Farage’s hero Donald Trump has been ceaselessly blowing the biggest dog-whistle in the world
Now, generally, it has been up to liberals and Leftists to point out that Mr Farage is perhaps a little unscrupulous in his methods and language. But they haven’t a leg to stand on.
From the woman who once said September 11 was ‘a good day to bury bad news’, to the people who gave us the dodgy dossier on the Iraq war, the Left in this country can’t convincingly condemn unscrupulous tactics. Labour in particular has repeatedly lied its way into government and lied while it was there. They’ve been doing it this week.
So I think it is time that responsible, conservative patriots stood up to Faragism. It is not, and never can be, the route to recovering the Britain we have lost.
Mr Farage might seem to be your friend this week, but what about next month? What are his real views? We don’t really know. But there is an old law which says you cannot attain good ends by using nasty means or making nasty allies.

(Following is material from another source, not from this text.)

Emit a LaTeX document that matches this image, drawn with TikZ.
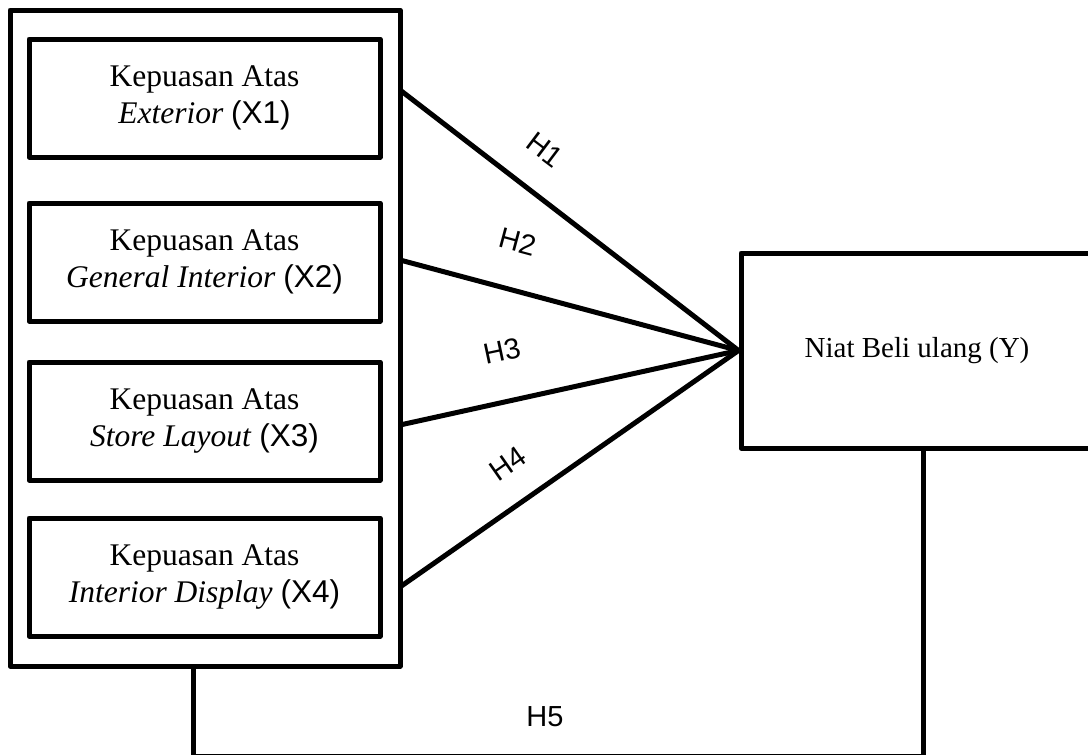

Mr Farage is not a conservative – the strongest sign of this was when, some years ago, he blurted out on BBC Radio (April 2, 2010): ‘Let’s find out through a Royal Commission whether perhaps we should decriminalise drugs, whether we should license them, license the users, and sell them at Boots.’
He shuffles a bit about this nowadays, but I think it is a flash of the real Nigel, the free-for-all man. You want proper policing, peaceful streets, good schools, the end of knife crime? Then the last thing you will wish to do is to allow the free sale of marijuana.
Nigel Farage is a diminished man since his election to Parliament, says Peter Hitchens
I cannot discuss any pending cases of appalling knife attacks, especially the ones Mr Farage referred to in his broadcast on Tuesday. But many crimes which have been portrayed as political in this country and elsewhere have in fact been committed by mentally ill persons quite possibly unhinged by long-term drug use.
Many will remember the awful murder of the beloved and talented MP Jo Cox, during the 2016 EU referendum campaign. Many on the Left pretty much decided that this crime was the result of Vote Leave propaganda, which they believed had encouraged violence. But in fact the killer (according to close relatives) had a history of mental illness for which he had sought help. I mention this tragic and miserable case to make the point that I think mental illness, possibly brought on by drug use, lies behind many crimes, here and abroad, wrongly given political motives by Left and Right.
My regular readers will know of my long campaign on this issue, which has so far done nothing but make me more enemies. Too bad. It is the truth and if we paid attention to it, we would live in a much safer country.